Lute News (the Newsletter of the Lute Society) - June 2000

This CD presents sacred laments by composers of 17th and early 18th century Europe, setting Latin or German texts, and employing as accompanying instruments the lower members of the viol family; a practice encouraged by the migration of bass viol virtuosi from England into Germany and the Low Countries. Harpsichord, organ and Lynda Sayce's warm-voiced theorbo take turns to add colour and definition to the instrumental backdrop, which proves the perfect complement to the high tenor voice of Rodrigo del Pozo: a true counter-tenor if ever there was one, who joins tenor and alto ranges with admirable smoothness and expressiveness. Schütz and Monteverdi lurk in the shadows of much of this music, the latter especially in the opening 'Dum tot carminibus' by Joseph Kindermann. Two other pieces grabbed me particularly. First 'Es war aber an der Statte' by Christian Geist. The opening recitative, setting a passage from St John's gospel is followed by eight verses, all employing the same chromatically falling phrases, lamenting the death of Christ; the effect is mesmerising, and in spite of eight repetitions, increasingly affecting. Then 'Ach, dass ich Wassers g'nug hatte' by J.C.Bach, is a startling outpouring of grief at the personal realisation of sin. It is a searing oil-painting of a piece, in which a deathly tension in the viols at the beginning rises and bursts into heart-rending sights; the use of sequences to express increasing grief is masterly an academic device turned to gold. The vivid word and phrase painting (with sighs echoed by the baroque violin) remind one of Purcell; the vicious pounding towards the end which suggests flagellation seems close to Verdi, while the key change as the viols enter for the repeat at the end of the singer's long diminuendo on the word 'zorns' is pure Schubert. The magnificence of the material is matched by the performances.

Jilly Spencer


Early Music News - April 2000

Here, nicely in time for Holy Week, is another seasonal offering. But where Trinity Baroque's 'Rites of Spring' (reviewed in February) is joyous in conception, 'Sacred Songs of Sorrow' is pervaded by the melancholy tones of the bass viol.

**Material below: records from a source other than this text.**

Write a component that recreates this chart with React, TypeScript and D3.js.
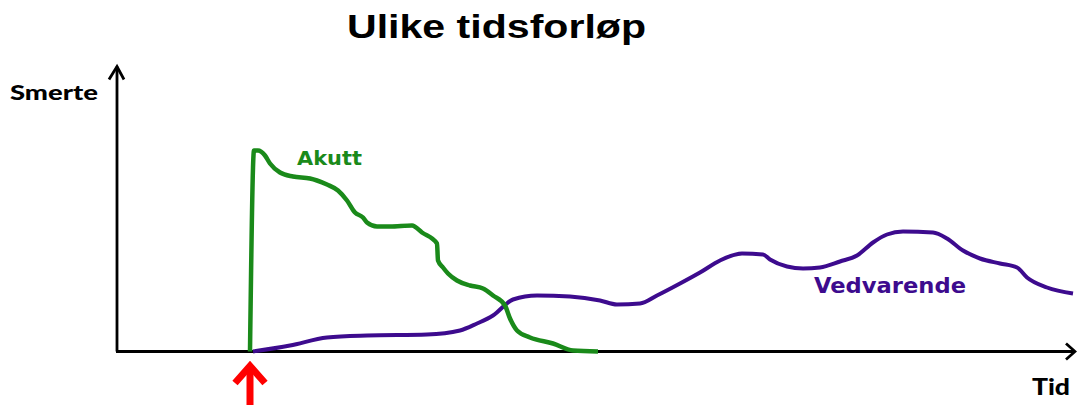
import React from "react";
import * as d3 from "d3";

// tid (fra origo) og smerte-nivå lest av bildet
const akuttTid = [134, 138, 142, 149, 154, 164, 177, 194, 201, 211, 222, 231, 239, 247, 251, 261, 274, 296, 306, 321, 322, 327, 332, 341, 354, 367, 377, 389, 394, 401, 414, 437, 457, 482];
const akuttSmerte = [0, 201, 201, 196, 188, 179, 175, 173, 171, 167, 161, 151, 139, 134, 129, 125, 125, 126, 119, 108, 91, 84, 78, 71, 66, 63, 56, 46, 33, 21, 14, 8, 1, 0];

const vedvarendeTid = [137, 174, 211, 251, 311, 344, 361, 377, 397, 421, 454, 484, 501, 524, 541, 564, 584, 604, 626, 647, 654, 671, 687, 704, 724, 741, 757, 771, 787, 817, 831, 847, 864, 884, 901, 911, 931, 957];
const vedvarendeSmerte = [0, 6, 14, 16, 17, 21, 28, 36, 52, 56, 55, 51, 47, 48, 56, 68, 79, 91, 98, 97, 92, 85, 83, 84, 90, 96, 109, 117, 120, 119, 113, 101, 93, 88, 84, 74, 64, 58];

const tidDomain = [0, 959];
const smerteDomain = [0, 285];
const startTid = 134;

const W = 1077;
const H = 405;

export default function App() {
  const x = d3.scaleLinear().domain(tidDomain).range([116, 1075]);
  const y = d3.scaleLinear().domain(smerteDomain).range([351.5, 66.5]);

  const line = d3
    .line<[number, number]>()
    .x((d) => x(d[0]))
    .y((d) => y(d[1]))
    .curve(d3.curveMonotoneX);

  const akutt = akuttTid.map((t, i) => [t, akuttSmerte[i]] as [number, number]);
  const vedvarende = vedvarendeTid.map((t, i) => [t, vedvarendeSmerte[i]] as [number, number]);

  const x0 = x(0), x1 = x(tidDomain[1]);
  const y0 = y(0), y1 = y(smerteDomain[1]);
  const ax = x(startTid);

  return (
    <svg width={W} height={H} style={{ position: "absolute", left: 0, top: 0, display: "block", background: "#fff" }}>
      <text x={347} y={38} fontFamily="Liberation Sans, Arial, sans-serif" fontWeight="bold" fontSize={34}
        textLength={299} lengthAdjust="spacingAndGlyphs">Ulike tidsforløp</text>

      {/* akser */}
      <g stroke="#000" strokeWidth={2.8} fill="none" strokeLinejoin="miter">
        <line x1={x0} y1={y0} x2={x1} y2={y0} />
        <path d={`M${x1 - 9},${y0 - 8}L${x1},${y0}L${x1 - 9},${y0 + 8}`} />
        <line x1={x0 + 1} y1={y0} x2={x0 + 1} y2={y1} />
        <path d={`M${x0 - 7},${y1 + 13}L${x0 + 1},${y1}L${x0 + 8},${y1 + 13}`} />
      </g>
      <text x={10} y={100} fontFamily="Lato, Carlito, sans-serif" fontWeight="900" fontSize={21}
        textLength={88} lengthAdjust="spacingAndGlyphs">Smerte</text>
      <text x={1032} y={395} fontFamily="Lato, Carlito, sans-serif" fontWeight="900" fontSize={22}
        textLength={38} lengthAdjust="spacingAndGlyphs">Tid</text>

      <path d={line(vedvarende) ?? ""} fill="none" stroke="#3d0b8e" strokeWidth={4} strokeLinejoin="round" />
      <path d={line(akutt) ?? ""} fill="none" stroke="#1a8a1a" strokeWidth={4.5} strokeLinejoin="round" />

      <text x={297} y={165} fill="#1a8a1a" fontFamily="DejaVu Sans, Verdana, sans-serif" fontWeight="bold"
        fontSize={19} textLength={65} lengthAdjust="spacingAndGlyphs">Akutt</text>
      <text x={814} y={293} fill="#3d0b8e" fontFamily="DejaVu Sans, Verdana, sans-serif" fontWeight="bold"
        fontSize={21} textLength={152} lengthAdjust="spacingAndGlyphs">Vedvarende</text>

      {/* rød pil ved start */}
      <g stroke="#ff0000" strokeWidth={7} fill="none" strokeLinejoin="miter">
        <line x1={ax} y1={H} x2={ax} y2={366} />
        <path d={`M${ax - 15},${383}L${ax},${366}L${ax + 15},${383}`} />
      </g>
    </svg>
  );
}
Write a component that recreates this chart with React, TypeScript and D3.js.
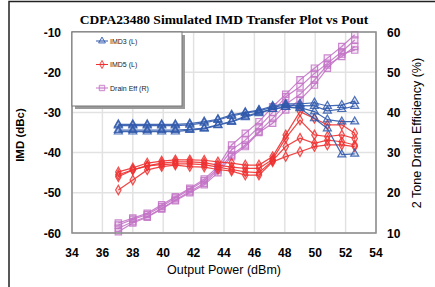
import * as d3 from 'd3';

// output power sweep points (dBm)
const pout = [37.05, 38.0, 38.95, 39.9, 40.8, 41.75, 42.7, 43.6, 44.5, 45.4, 46.3, 47.2, 48.06, 49.0, 49.95, 50.8, 51.75, 52.6];

// IMD3 (dBc), four simulated curves
const imd3 = [
    [-33.0, -33.0, -33.0, -33.0, -33.0, -32.8, -32.3, -31.7, -30.6, -30.0, -29.4, -28.4, -27.9, -27.9, -27.6, -28.4, -28.2, -27.2],
    [-33.3, -33.3, -33.3, -33.3, -33.3, -33.1, -32.6, -31.9, -30.9, -30.2, -29.6, -28.7, -28.2, -28.3, -28.4, -29.6, -29.2, -28.4],
    [-34.4, -34.4, -34.4, -34.4, -34.4, -34.2, -33.9, -33.1, -32.2, -31.0, -30.0, -29.2, -28.6, -28.8, -29.8, -31.8, -32.3, -32.3],
    [-34.8, -34.8, -34.8, -34.8, -34.8, -34.4, -34.1, -33.2, -32.4, -31.2, -30.2, -29.2, -28.7, -29.0, -31.5, -34.0, -40.5, -40.3],
];

// IMD5 (dBc)
const imd5 = [
    [-44.8, -43.8, -42.6, -42.1, -41.8, -41.8, -41.9, -42.3, -42.6, -43.1, -43.1, -41.0, -35.6, -29.8, -31.5, -33.1, -33.1, -35.2],
    [-46.0, -44.3, -43.3, -42.6, -42.3, -42.3, -42.5, -43.1, -43.6, -43.9, -43.9, -41.7, -36.4, -31.9, -35.6, -36.0, -35.6, -36.5],
    [-45.5, -44.3, -43.3, -43.0, -42.8, -42.8, -43.0, -43.6, -44.2, -44.8, -45.0, -42.0, -38.5, -36.4, -37.7, -36.9, -37.3, -38.1],
    [-49.3, -46.8, -44.3, -43.5, -43.1, -43.5, -43.6, -44.2, -44.6, -45.6, -45.6, -42.3, -41.0, -39.8, -38.5, -38.1, -38.1, -38.5],
];

// 2 tone drain efficiency (%)
const drainEff = [
    [12.5, 13.7, 14.9, 17.0, 19.0, 21.1, 23.4, 26.5, 31.9, 34.8, 37.7, 41.4, 44.5, 48.1, 51.0, 53.5, 56.4, 59.3],
    [12.0, 13.4, 14.6, 16.6, 18.7, 20.8, 23.0, 26.0, 30.7, 33.1, 36.4, 40.0, 43.9, 46.4, 49.7, 52.2, 55.1, 58.0],
    [11.2, 12.8, 14.1, 16.1, 18.2, 20.3, 22.4, 25.7, 29.4, 31.9, 35.2, 38.5, 42.0, 44.5, 48.0, 51.8, 53.9, 56.4],
    [10.3, 12.5, 13.9, 16.0, 18.0, 20.0, 22.0, 25.0, 29.0, 31.5, 35.0, 37.3, 40.6, 43.1, 46.8, 51.0, 54.5, 55.5],
];

const xTicks = [34, 36, 38, 40, 42, 44, 46, 48, 50, 52, 54];
const leftTicks = [-10, -20, -30, -40, -50, -60];
const rightTicks = [60, 50, 40, 30, 20, 10];

const legendItems = ["IMD3 (L)", "IMD5 (L)", "Drain Eff (R)"];

const BLUE = "#3059ac";
const RED = "#ee3030";
const PINK = "#c374c6";

const W = 435, H = 287;
const plot = { left: 72, right: 376, top: 32, bottom: 233 };

const x = d3.scaleLinear().domain([34, 54]).range([plot.left, plot.right]);
const yL = d3.scaleLinear().domain([-60, -10]).range([plot.bottom, plot.top]);
const yR = d3.scaleLinear().domain([10, 60]).range([plot.bottom, plot.top]);

const tri = d3.symbol().type(d3.symbolTriangle).size(28);
const dia = d3.symbol().type(d3.symbolDiamond).size(26);
const sq = d3.symbol().type(d3.symbolSquare).size(40);

const Series = ({ rows, y, color, shape }: { rows: number[][]; y: d3.ScaleLinear<number, number>; color: string; shape: string }) => {
    const line = d3.line<number>().x((_, i) => x(pout[i])).y(d => y(d));
    return (
        <g>
            {rows.map((r, k) => (
                <g key={k}>
                    <path d={line(r) || ""} fill="none" stroke={color} strokeWidth={1.2} strokeOpacity={0.9} />
                    {r.map((v, i) => (
                        <path key={i} d={shape} transform={`translate(${x(pout[i])},${y(v)})`}
                            fill={color} fillOpacity={0.15} stroke={color} strokeWidth={1.2} strokeOpacity={0.85} />
                    ))}
                </g>
            ))}
        </g>
    );
};

const App = () => {
    const legendShapes = [tri() || "", dia() || "", sq() || ""];
    const legendColors = [BLUE, RED, PINK];
    return (
        <div style={{ position: "fixed", left: 0, top: 0 }}>
            <svg width={W} height={H} style={{ display: "block", background: "#fff" }}>
                {/* outer frame */}
                <rect x={9} y={1.5} width={W + 20} height={H + 20} fill="none" stroke="#222" strokeWidth={1.5} />

                <text x={224} y={24} textAnchor="middle" fontFamily="Liberation Serif" fontWeight="bold" fontSize={13.5}>
                    CDPA23480 Simulated IMD Transfer Plot vs Pout
                </text>

                {/* grid */}
                {xTicks.map(t => (
                    <line key={t} x1={x(t)} x2={x(t)} y1={plot.top} y2={plot.bottom} stroke="#e2e2e2" strokeWidth={1.5} />
                ))}
                {leftTicks.map(t => (
                    <line key={t} x1={plot.left} x2={plot.right} y1={yL(t)} y2={yL(t)} stroke="#e2e2e2" strokeWidth={1.5} />
                ))}

                <Series rows={drainEff} y={yR} color={PINK} shape={sq() || ""} />
                <Series rows={imd5} y={yL} color={RED} shape={dia() || ""} />
                <Series rows={imd3} y={yL} color={BLUE} shape={tri() || ""} />

                {/* plot frame */}
                <rect x={plot.left} y={plot.top} width={plot.right - plot.left} height={plot.bottom - plot.top}
                    fill="none" stroke="#8a8a8a" strokeWidth={1.5} />

                {/* legend */}
                <rect x={75} y={35} width={110} height={74} fill="#9a9a9a" />
                <rect x={72} y={32} width={110} height={74} fill="#fff" stroke="#777" strokeWidth={1} />
                {legendItems.map((s, i) => {
                    const ly = 41 + i * 23.5;
                    return (
                        <g key={s}>
                            <line x1={96} x2={108} y1={ly} y2={ly} stroke={legendColors[i]} strokeWidth={1} />
                            <path d={legendShapes[i]} transform={`translate(102,${ly}) scale(0.85)`} fill={legendColors[i]} fillOpacity={0.15}
                                stroke={legendColors[i]} strokeWidth={1} />
                            <text x={110} y={ly + 2.5} fontFamily="Liberation Sans" fontSize={7} fill="#222">{s}</text>
                        </g>
                    );
                })}

                {/* axes labels */}
                {xTicks.map(t => (
                    <text key={t} x={x(t)} y={257} textAnchor="middle" fontFamily="Liberation Sans" fontWeight="bold" fontSize={12}>{t}</text>
                ))}
                {leftTicks.map(t => (
                    <text key={t} x={61} y={yL(t) + 4.5} textAnchor="end" fontFamily="Liberation Sans" fontWeight="bold" fontSize={12}>{t}</text>
                ))}
                {rightTicks.map(t => (
                    <text key={t} x={387} y={yR(t) + 4.5} fontFamily="Liberation Sans" fontWeight="bold" fontSize={12}>{t}</text>
                ))}

                <text x={224} y={274} textAnchor="middle" fontFamily="Liberation Sans" fontSize={12.5}>Output Power (dBm)</text>
                <text transform="translate(24,135) rotate(-90)" textAnchor="middle" fontFamily="Liberation Sans" fontWeight="bold" fontSize={11.5}>IMD (dBc)</text>
                <text transform="translate(421,133) rotate(-90)" textAnchor="middle" fontFamily="Liberation Sans" fontSize={12.5}>2 Tone Drain Efficiency (%)</text>
            </svg>
        </div>
    );
};

export default App;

Johannes Erasmus Kindermann (1616-1655) spent most of his life in his native Nuremberg. However, when he was eighteen an enlightened city council provided him with funds to study music in Italy. He may have gone to Venice, where he could hardly have avoided meeting Monteverdi and Cavalli. Dum tot carminibus, a short piece for tenor and continuo 'in stylo recitativo', is here given in an arrangement for four viols: rather a surprise, but beautifully done, with its suggestion (as the notes point out) of Schütz's Resurrection Story. Another Kindermann piece is a triple fugue for organ on three chorale melodies, over almost before it has begun. It comes from Harmonia Organica (1645), a collection that includes early examples of writing for obbligato pedals (but not, I think, here).

The longest of the vocal pieces is from Fiocco's Leçons des ténèbres. Joseph-Hector Fiocco (1803 - 1741) was born in Brussels (but was not 'Belgian-born'!), where he was employed at the royal chapel before moving to Antwerp Cathedral. The imitative introduction to the Lamentatio Prima du Jeudi Saint leads into 'De lamentatione Jeremiae prophetae', which is missing from the booklet. The section following the Hebrew letter 'Teth' seems rather inappropriately jolly, the viols dancing along in thirds; but the mood soon darkens, before a fine rhetorical finish at 'Jerusalem, convertere ad Dominum, Deum tuum'.

Christoph Geist's Es war aber an der Stätte, at twelve minutes nearly as long, is not so engaging. Geist (c.1640-1711) was a German who worked in Stockholm and Copenhagen. This piece begins with an expressive description of the burial of Jesus, but the strophic verses of commentary do pall after five or so.

Ach, dass ich Wassers g'nug hätte, by Johann Christoph Bach is notable for a haunting phrase featuring a diminished fourth, and for the telling use of sequence. Other pieces are by David Schedlich and Johann Fischer, and the disc ends with a Sonata a tre viol da gamba by Johann Michael Nicolai (1629-1685), which itself ends with a peaceful chaconne over a descending four-note figure.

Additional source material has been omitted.